Cola isn’t too bothered by the “white culture” accusation. The current levels of meat consumption and its attendant farming practice is anything but traditional,  and African cities are bursting with urban populations whose beliefs and ideas are increasingly removed from the old ways.

Another objection Cola has encountered is the misperception that veganism is very expensive. To counter this, she started a movement called African Vegan on a Budget, suggesting easy and affordable recipes.

Cola started her pop-up dinners in Zimbabwe in 2016. “It is a proud thing for me to have a brand that started in Zimbabwe,” she says. She sees it as a testament to the country’s resilience, energy and entrepreneurial spirit.
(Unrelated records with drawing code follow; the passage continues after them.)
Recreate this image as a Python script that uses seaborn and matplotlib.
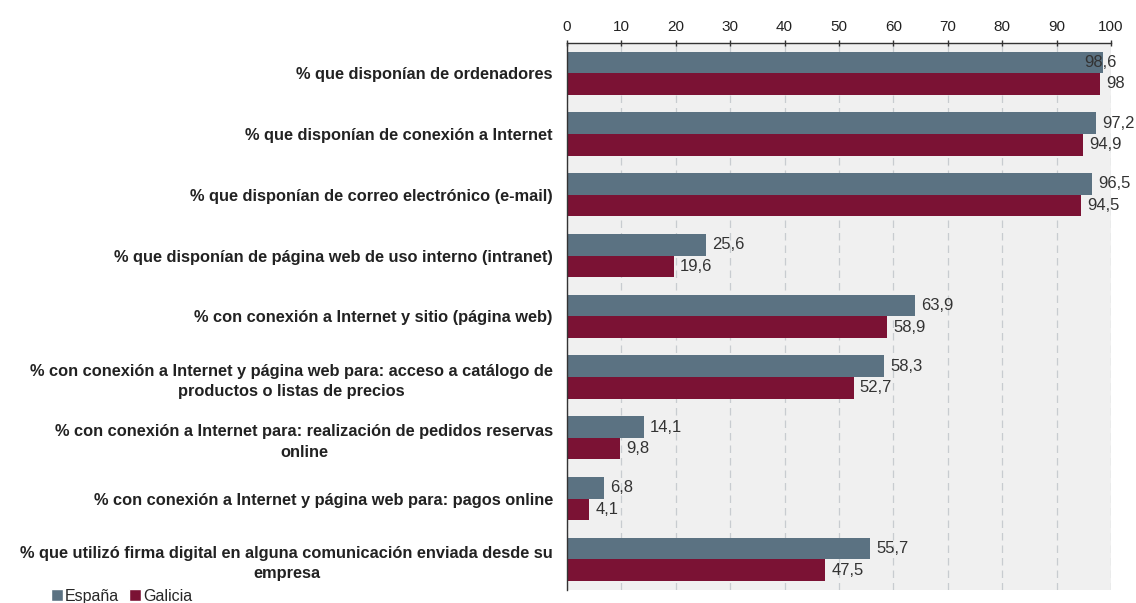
import numpy as np
import pandas as pd
import matplotlib
matplotlib.use("Agg")
import matplotlib.pyplot as plt
import seaborn as sns
from matplotlib.patches import Patch

categorias = [
    "% que disponían de ordenadores",
    "% que disponían de conexión a Internet",
    "% que disponían de correo electrónico (e-mail)",
    "% que disponían de página web de uso interno (intranet)",
    "% con conexión a Internet y sitio (página web)",
    "% con conexión a Internet y página web para: acceso a catálogo de\nproductos o listas de precios",
    "% con conexión a Internet para: realización de pedidos reservas\nonline",
    "% con conexión a Internet y página web para: pagos online",
    "% que utilizó firma digital en alguna comunicación enviada desde su\nempresa",
]
espana = [98.6, 97.2, 96.5, 25.6, 63.9, 58.3, 14.1, 6.8, 55.7]
galicia = [98, 94.9, 94.5, 19.6, 58.9, 52.7, 9.8, 4.1, 47.5]
series = ["España", "Galicia"]
colores = ["#5b7282", "#7b1234"]

df = pd.DataFrame({
    "categoria": categorias * 2,
    "valor": espana + galicia,
    "serie": [series[0]] * len(espana) + [series[1]] * len(galicia),
})

sns.set_style("white")
plt.rcParams["font.family"] = ["Liberation Sans", "DejaVu Sans"]

fig = plt.figure(figsize=(11.36, 6.03), dpi=100)
ax = fig.add_axes([0.499, 0.022, 0.479, 0.907])
ax.set_facecolor("#f0f0f0")

sns.barplot(data=df, y="categoria", x="valor", hue="serie", orient="h",
            palette=colores, width=0.71, saturation=1, linewidth=0,
            ax=ax, legend=False)

textos = []
for cont in ax.containers:
    labels = [f"{v:g}".replace(".", ",") for v in cont.datavalues]
    textos += ax.bar_label(cont, labels=labels, padding=4.5, fontsize=12,
                           color="#333333")

ax.set_xlim(0, 100)
ax.set_xticks(np.arange(0, 101, 10))
ax.xaxis.tick_top()
ax.tick_params(axis="x", length=5, width=1, color="#333333", labelsize=11, pad=4,
               direction="inout", labelcolor="#222222")
ax.grid(axis="x", color="#c8ccd0", linestyle=(0, (6, 4)), linewidth=0.9)
ax.set_axisbelow(True)

n = len(categorias)
ax.set_ylim(n - 0.5, -0.5)
ax.set_yticks(np.arange(n))
ax.set_yticklabels(categorias, fontsize=11.8, fontweight="bold", color="#222222",
                   multialignment="center", linespacing=1.45)
ax.tick_params(axis="y", length=0, pad=10)
ax.set_yticks(np.arange(n + 1) - 0.5, minor=True)
ax.tick_params(axis="y", which="minor", length=5, direction="out", color="#333333")

ax.set_xlabel("")
ax.set_ylabel("")
for s in ["right", "bottom"]:
    ax.spines[s].set_visible(False)
for s in ["left", "top"]:
    ax.spines[s].set_color("#333333")
    ax.spines[s].set_linewidth(1)

# a label that would run past the figure edge is pulled back inside
fig.canvas.draw()
renderer = fig.canvas.get_renderer()
W = fig.bbox.width
for t in textos:
    bb = t.get_window_extent(renderer)
    if bb.x1 > W:
        off = bb.x1 - (W - 19)
        t.xyann = (t.xyann[0] - off * 72 / fig.dpi, t.xyann[1])

handles = [Patch(facecolor=c, label=s) for s, c in zip(series, colores)]
fig.legend(handles=handles, loc="lower left", bbox_to_anchor=(0.039, -0.012), ncol=2,
           frameon=False, fontsize=11.5, handlelength=0.75, handleheight=0.75,
           handletextpad=0.15, columnspacing=0.6, borderaxespad=0)

fig.savefig("out.png", dpi=100)
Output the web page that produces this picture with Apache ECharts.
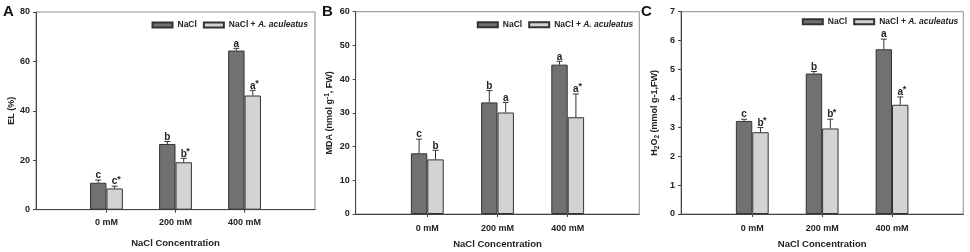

“If it wasn’t for my family it wouldn’t have happened,” she says. The whole family pitched in and pop-up ‘Dinner with Chef Cola’ were held at the family home.

She has now brought the concept to South Africa, with a three-course vegan dinner once a month at The Station on Bree Street, accompanied by Afro-soul singer Tatenda wekwaTenzi.

At her first February dinner in Cape Town she served a Vietnamese roll as a starter with the rice paper interleafed with baby spinach. The filling was vermicelli, carrot and red cabbage, accompanied by stand-out zesty lemon, basil and herb pesto sauce with roasted seeds.

Cola says she deliberately looked East; she doesn’t want to be boxed-in as a black chef expected to produce traditional African meals which happen to be vegan or to make vegan versions of African cuisine.

The main course was her signature dish, “beet-wellington”, a vegan take on a British colonial favourite, beef Wellington, with a whole, red beetroot baked inside crisp, puff pastry. It was served with caramelised baby corn, roast cherry tomato, butternut, and chargrilled broccoli, with a pea and coconut purée.

Dessert was a flute of very sweet champagne-lemon granita.

Cola hopes to hold pop-up dinners in cities across Africa and eventually have her own television series.